Nélio Artiles: Síndrome pós Covid
- Atualizado em 13/05/2021 09:12
Infectologista Nélio Artiles
Infectologista Nélio Artiles / Rodrigo Silveira
Somos diariamente informados dos números de casos de Covid no país e no mundo e afrontados pelo quantitativo de óbitos, que vem no Brasil variando na casa dos milhares. Nosso cérebro, de certa forma, não consegue processar rapidamente a significação de tantas perdas e dores familiares e, com isso, há uma tendência a minimizar números tão absurdos. Sabe-se, no entanto, que, no geral, 85% das pessoas desenvolverão formas leves e moderadas da doença, seja tomando sopa, salada de chuchu ou ivermectina, enquanto 13% terão evolução mais severa, 4% ficando críticos e 2% indo infelizmente a óbito.
Após atender centenas de pessoas, tenho acompanhado quadros de pós Covid, já denominados de Long Covid, ou Covid crônica para alguns, com diversas sequelas relacionadas ao adoecimento. Já era conhecida a síndrome pós cuidados intensivos (Pics) em pacientes que ficam graves em Unidades Intensivas, assim como as complicações específicas relacionadas à internação, como, por exemplo, as infecções hospitalares. Tem se destacado uma fadiga crônica que representa um cansaço para a execução de tarefas simples.
Assim como ocorre na Pics, na Long Covid se observa esta fadiga em mais de 50% das pessoas, também dor de cabeça e dificuldade respiratória, assim como vários transtornos psiquiátricos como ansiedade e depressão, dificuldades cognitivas, de memória e de concentração, além da alopecia (queda de cabelos).
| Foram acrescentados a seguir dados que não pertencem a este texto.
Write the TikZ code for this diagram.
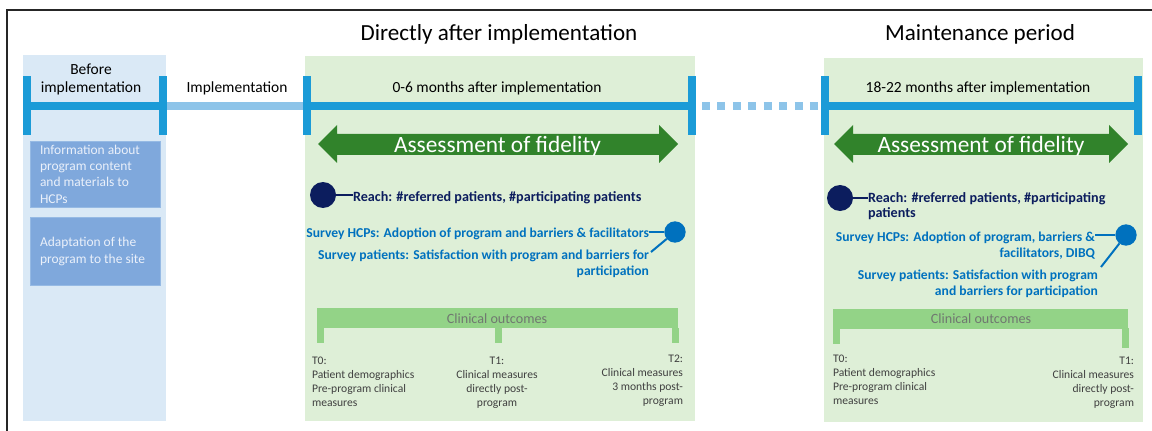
\documentclass[tikz,border=0pt]{standalone}
\usepackage{fontspec}
\setmainfont{Carlito}
\newcommand\fsz[2]{\fontsize{#1}{#2}\selectfont}
\definecolor{frameC}{RGB}{38,38,38}
\definecolor{beforeBg}{RGB}{218,233,246}
\definecolor{greenBg}{RGB}{222,239,215}
\definecolor{tickBlue}{RGB}{27,155,215}
\definecolor{implBlue}{RGB}{141,196,233}
\definecolor{boxBlue}{RGB}{127,168,220}
\definecolor{boxEdge}{RGB}{150,186,228}
\definecolor{fidGreen}{RGB}{49,131,43}
\definecolor{navy}{RGB}{12,29,94}
\definecolor{survBlue}{RGB}{0,113,190}
\definecolor{clinGreen}{RGB}{147,211,135}
\definecolor{clinText}{RGB}{112,120,112}
\definecolor{tText}{RGB}{64,64,64}
\definecolor{boxText}{RGB}{234,240,250}
\begin{document}
% multi-line nodes are placed by the baseline of their last line
\begin{tikzpicture}[x=0.75pt,y=-0.75pt,
  every node/.style={inner sep=0pt, outer sep=0pt},
  tick/.style={fill=tickBlue, minimum width=6pt, minimum height=44.25pt},
  bar/.style={draw=tickBlue, line width=6pt},
  implbar/.style={draw=implBlue, line width=6pt},
  dotbar/.style={draw=implBlue, line width=6pt, dash pattern=on 6pt off 5.57pt,
                 shorten <=4.5pt, shorten >=2.25pt},
  infobox/.style={fill=boxBlue, draw=boxEdge, line width=0.6pt,
                  minimum width=97.5pt},
  title/.style={font=\fsz{17.3}{20}, text=black},
  period/.style={font=\fsz{11.6}{13.5}, text=black, align=center},
  fidtxt/.style={font=\fsz{17.5}{20}, text=white},
  fidarrow/.style={fill=fidGreen},
  reachdot/.style={circle, fill=navy, minimum size=19.5pt},
  reachline/.style={draw=navy, line width=1.5pt},
  reachtxt/.style={font=\bfseries\fsz{10.6}{11.6}, text=navy, align=left},
  survdot/.style={circle, fill=survBlue, minimum size=16pt},
  survline/.style={draw=survBlue, line width=1.5pt},
  survtxt/.style={font=\bfseries\fsz{10.2}{11.4}, text=survBlue, align=right},
  clinbar/.style={fill=clinGreen, minimum height=15pt},
  clintick/.style={fill=clinGreen, minimum width=5.25pt},
  clintxt/.style={font=\fsz{10.6}{12}, text=clinText},
  ttxt/.style={font=\fsz{8.7}{10.3}, text=tText},
  boxtxt/.style={font=\fsz{10.1}{12.2}, text=boxText, align=left}]
\useasboundingbox (0,0) rectangle (1152,431);

% outer frame (top and left edges)
\draw[frameC, line width=1.1pt] (7,431) -- (7,10) -- (1152,10);

% period panels
\fill[beforeBg] (23,55) rectangle (166,421);
\fill[greenBg] (305,56) rectangle (695,421);
\fill[greenBg] (824,58) rectangle (1143,422);

% titles
\node[title, anchor=base] (ttlA) at (499,41) {Directly after implementation};
\node[title, anchor=base] (ttlB) at (980,41) {Maintenance period};

% timeline ticks
\node[tick] (t1) at (27,106) {};
\node[tick] (t2) at (163,106) {};
\node[tick] (t3) at (307,106) {};
\node[tick] (t4) at (692,106) {};
\node[tick] (t5) at (825,106) {};
\node[tick] (t6) at (1138,106) {};

% timeline bars
\draw[bar] (t1) -- (t2);
\draw[implbar] (t2) -- (t3);
\draw[bar] (t3) -- (t4);
\draw[dotbar] (t4) -- (t5);
\draw[bar] (t5) -- (t6);

% period labels
\node[period, anchor=base] (pBefore) at (91,93) {Before\\implementation};
\node[period, anchor=base] (pImpl) at (237,93) {Implementation};
\node[period, anchor=base] (pA) at (497,93) {0-6 months after implementation};
\node[period, anchor=base] (pB) at (978,93) {18-22 months after implementation};

% preparation boxes
\node[infobox, minimum height=49.5pt] (box1) at (95,174) {};
\node[boxtxt, anchor=base west] (box1t) at (40,203)
  {Information about\\program content\\and materials to\\HCPs};
\node[infobox, minimum height=51pt] (box2) at (95,251) {};
\node[boxtxt, anchor=base west] (box2t) at (40,263)
  {Adaptation of the\\program to the site};

% fidelity arrows
\fill[fidarrow] (318,144) -- (337,125) -- (337,134) -- (659,134) -- (659,125)
  -- (678,144) -- (659,163) -- (659,155) -- (337,155) -- (337,163) -- cycle;
\node[fidtxt, anchor=base] (fidA) at (497.5,152) {Assessment of fidelity};
\fill[fidarrow] (834,144) -- (853,125) -- (853,134) -- (1109,134) -- (1109,125)
  -- (1128,144) -- (1109,163) -- (1109,155) -- (853,155) -- (853,163) -- cycle;
\node[fidtxt, anchor=base] (fidB) at (981,152) {Assessment of fidelity};

% reach, first period
\node[reachdot] (r1) at (323,195) {};
\node[reachtxt, anchor=base west] (reach1) at (353,201)
  {Reach: \#referred patients, \#participating patients};
\draw[reachline] (r1) -- (r1 -| reach1.west);

% surveys, first period
\node[survdot] (c1) at (675,232) {};
\node[survtxt, anchor=base east] (hcp1) at (649,237)
  {Survey HCPs: Adoption of program and barriers \& facilitators};
\node[survtxt, anchor=base east] (pat1) at (649,275)
  {Survey patients: Satisfaction with program and barriers for\\participation};
\coordinate (d1) at (651,252);
\draw[survline] (c1) -- (c1 -| hcp1.east);
\draw[survline] (c1) -- (d1);

% reach, maintenance period
\node[reachdot] (r2) at (840,198) {};
\node[reachtxt, anchor=base west] (reach2) at (868,217.5)
  {Reach: \#referred patients, \#participating\\patients};
\draw[reachline] (r2) -- (r2 -| reach2.west);

% surveys, maintenance period
\node[survdot] (c2) at (1126,235) {};
\node[survtxt, anchor=base east] (hcp2) at (1095,257)
  {Survey HCPs: Adoption of program, barriers \&\\facilitators, DIBQ};
\node[survtxt, anchor=base east] (pat2) at (1098,295)
  {Survey patients: Satisfaction with program\\and barriers for participation};
\coordinate (d2) at (1101,267);
\draw[survline] (c2) -- (c2 -| hcp2.east);
\draw[survline] (c2) -- (d2);

% clinical outcomes, first period
\node[clinbar, minimum width=270.75pt] (cbA) at (497.5,318) {};
\node[clintick, minimum height=11.25pt] (ckA0) at (320.5,335.5) {};
\node[clintick, minimum height=11.25pt] (ckA1) at (498,335.5) {};
\node[clintick, minimum height=11.25pt] (ckA2) at (675,335.5) {};
\node[clintxt, anchor=base] (clA) at (497,323) {Clinical outcomes};
\node[ttxt, anchor=base west, align=left] (tA0) at (312,406)
  {T0:\\Patient demographics\\Pre-program clinical\\measures};
\node[ttxt, anchor=base, align=center] (tA1) at (497,406)
  {T1:\\Clinical measures\\directly post-\\program};
\node[ttxt, anchor=base east, align=right] (tA2) at (683,404)
  {T2:\\Clinical measures\\3 months post-\\program};

% clinical outcomes, maintenance period
\node[clinbar, minimum width=221.25pt] (cbB) at (980.5,318.5) {};
\node[clintick, minimum height=12pt] (ckB0) at (836.5,336) {};
\node[clintick, minimum height=15pt] (ckB1) at (1125,338) {};
\node[clintxt, anchor=base] (clB) at (981,323) {Clinical outcomes};
\node[ttxt, anchor=base west, align=left] (tB0) at (833,404)
  {T0:\\Patient demographics\\Pre-program clinical\\measures};
\node[ttxt, anchor=base east, align=right] (tB1) at (1134,406)
  {T1:\\Clinical measures\\directly post-\\program};
\end{tikzpicture}
\end{document}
As infecções hospitalares preocupam muito, já que quase a totalidade das pessoas que ficam no respirador por longo tempo acaba desenvolvendo pneumonias por germes resistentes à maioria dos antibióticos, certamente induzidas pelo uso abusivo desta medicação, desde o início do quadro quando não haveria indicação. Por exemplo, o uso de azitromicina ou amoxacilina com clavulanato.
Úlceras de pressão, alterações da função renal e complicações neurológicas têm chamado a atenção, como os AVEs (acidentes vasculares encefálicos), que acontecem em geral três semanas pós Covid, em uma proporção 7,6 vezes maior que em outras doenças virais, como influenza. As manifestações gerais da Long Covid acontecem mais frequentemente naquelas pessoas que tiveram quadro mais graves e podem ser amenizadas ou prevenidas. Boa parte dessas pessoas tem dificuldade de retornar às atividades laborais imediatamente, precisando de acompanhamento, fisioterapia, psicoterapia e tratamentos diversos.
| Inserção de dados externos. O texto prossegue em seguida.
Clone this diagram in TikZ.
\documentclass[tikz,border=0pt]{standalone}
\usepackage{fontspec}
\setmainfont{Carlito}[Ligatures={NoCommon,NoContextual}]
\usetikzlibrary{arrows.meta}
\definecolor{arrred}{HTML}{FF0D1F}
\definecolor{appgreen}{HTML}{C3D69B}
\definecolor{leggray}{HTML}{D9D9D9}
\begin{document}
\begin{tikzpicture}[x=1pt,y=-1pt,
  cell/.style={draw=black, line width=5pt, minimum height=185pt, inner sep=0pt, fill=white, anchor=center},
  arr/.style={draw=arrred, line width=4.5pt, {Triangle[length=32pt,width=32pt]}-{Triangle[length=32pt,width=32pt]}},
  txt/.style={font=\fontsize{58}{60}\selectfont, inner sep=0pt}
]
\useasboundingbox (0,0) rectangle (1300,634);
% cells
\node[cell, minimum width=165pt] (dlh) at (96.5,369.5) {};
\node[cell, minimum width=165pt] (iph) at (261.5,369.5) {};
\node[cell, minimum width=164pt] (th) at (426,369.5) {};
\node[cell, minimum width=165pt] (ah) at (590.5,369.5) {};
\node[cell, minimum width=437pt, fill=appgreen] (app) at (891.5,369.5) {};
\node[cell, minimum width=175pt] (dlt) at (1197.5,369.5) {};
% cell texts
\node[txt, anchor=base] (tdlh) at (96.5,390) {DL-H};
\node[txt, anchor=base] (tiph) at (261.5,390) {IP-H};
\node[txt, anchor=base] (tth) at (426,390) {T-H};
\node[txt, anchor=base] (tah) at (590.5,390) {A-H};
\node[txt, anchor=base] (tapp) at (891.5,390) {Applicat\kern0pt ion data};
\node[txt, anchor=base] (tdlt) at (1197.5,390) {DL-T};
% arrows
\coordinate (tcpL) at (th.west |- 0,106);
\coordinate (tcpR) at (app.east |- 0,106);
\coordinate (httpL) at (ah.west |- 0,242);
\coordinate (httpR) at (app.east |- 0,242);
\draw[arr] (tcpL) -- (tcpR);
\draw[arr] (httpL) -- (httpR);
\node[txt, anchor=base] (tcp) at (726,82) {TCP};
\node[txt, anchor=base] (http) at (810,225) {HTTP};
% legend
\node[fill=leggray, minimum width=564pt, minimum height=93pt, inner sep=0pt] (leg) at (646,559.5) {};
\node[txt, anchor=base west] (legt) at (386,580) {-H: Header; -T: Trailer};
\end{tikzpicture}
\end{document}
A experiência deste enfrentamento é sem igual, pois além de tantos sintomas, graves ou não, se soma a percepção de uma possível finitude, mais objetivamente o medo da morte. Apesar de ainda não termos bem claro os protocolos de prevenção e de tratamento por um Ministério da Saúde confuso e politicamente influenciável, esta é uma nova demanda que precisa de atenção, através de uma ação de saúde pública, em que o tratamento multidisciplinar é fundamental.